Il documentario di Ferrario arriva in sala da Venezia
di Paola Dei
Proiettato alla 71 Mostra d’Arte Cinematografica di Venezia, dopo un film del grande regista centenario Manoel De Oliveira, il documentario di Davide Ferrario arriva nelle sale cinematografiche con il titolo insolito dato da Dino Buzzati al commento di un documentario industriale del 1964: Il pianeta acciaio, per descrivere le lavorazioni degli altiforni.L’industria e lo sviluppo tecnologico hanno caratterizzato l’intero XX secolo con l’idea positiva di progresso, crescita e sviluppo. Con i materiali messi a disposizione dall’Archivio Nazionale del Cinema d’Impresa del Centro Sperimentale di Cinematografia d’Ivrea, il documentario mostra come questa idea si sia concretizzata attraverso i decenni.
Davide Ferrario, capace di realizzare film di finzione, mostra di essere anche un acuto documentarista che riesce a far parlare immagini del passato senza mai snaturare e, per condurci ad osservare l’opera dal suo punto di vista, stimolato dall’archivista e cinefilo Sergio Toffetti. Sulla scena passano i volti degli operai di un tempo non troppo remoto a testimoniare il bisogno di riscatto sociale ma anche con il desiderio di dare un contributo alla crescita collettiva che oggi sembra essersi smarrito in solitudini in eterna lotta fra di loro. Ferrario comprende molto bene che quell’utopia mostra proprio nei nostri tempi il suo misero e non indolore fallimento. Sa che l’osservatore di oggi rabbrividisce quando vede abbattere uliveti per fare spazio a quell’ILVA che a Taranto ha portato lavoro ma anche morte. Ha la certezza però che quello sia stato un periodo pieno di sogni, speranze ed energie spesso incoscienti ma meravigliosamente proiettate verso il futuro, cosa di cui sentiamo grande mancanza adesso. Nel racconto affianca le immagini con citazioni di uomini di cultura che vanno da Marinetti a Gadda, da Primo Levi a Pasolini fino a Buzzati.
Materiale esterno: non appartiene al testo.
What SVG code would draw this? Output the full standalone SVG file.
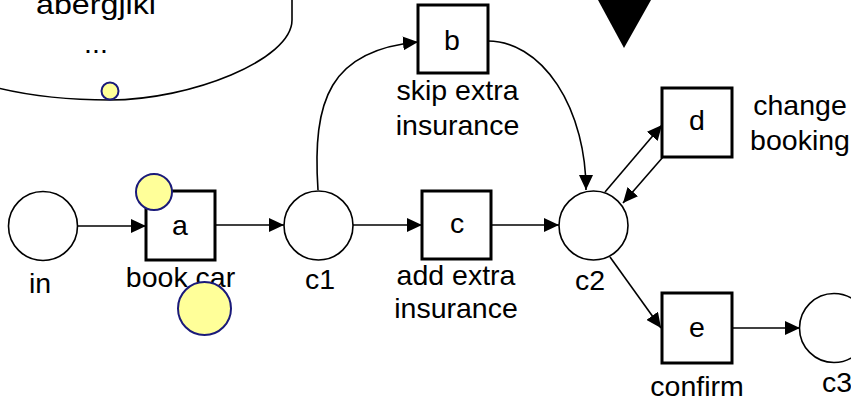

Tra tutte ne va ricordata una che marca con dolente sensibilità il film. È di Pier Paolo Pasolini: “Nei primi anni sessanta, a causa dell’inquinamento dell’aria e, soprattutto, in campagna, a causa dell’inquinamento dell’acqua (gli azzurri fiumi e le rogge trasparenti) sono cominciate a scomparire le lucciole. Il fenomeno è stato fulmineo e folgorante. Dopo pochi anni le lucciole non c’erano più. Sono ora un ricordo, abbastanza straziante, del passato: e un uomo anziano che abbia un tale ricordo, non può riconoscere nei nuovi giovani se stesso giovane, e dunque non può più avere i bei rimpianti di una volta”. Parole scritte nel 1975.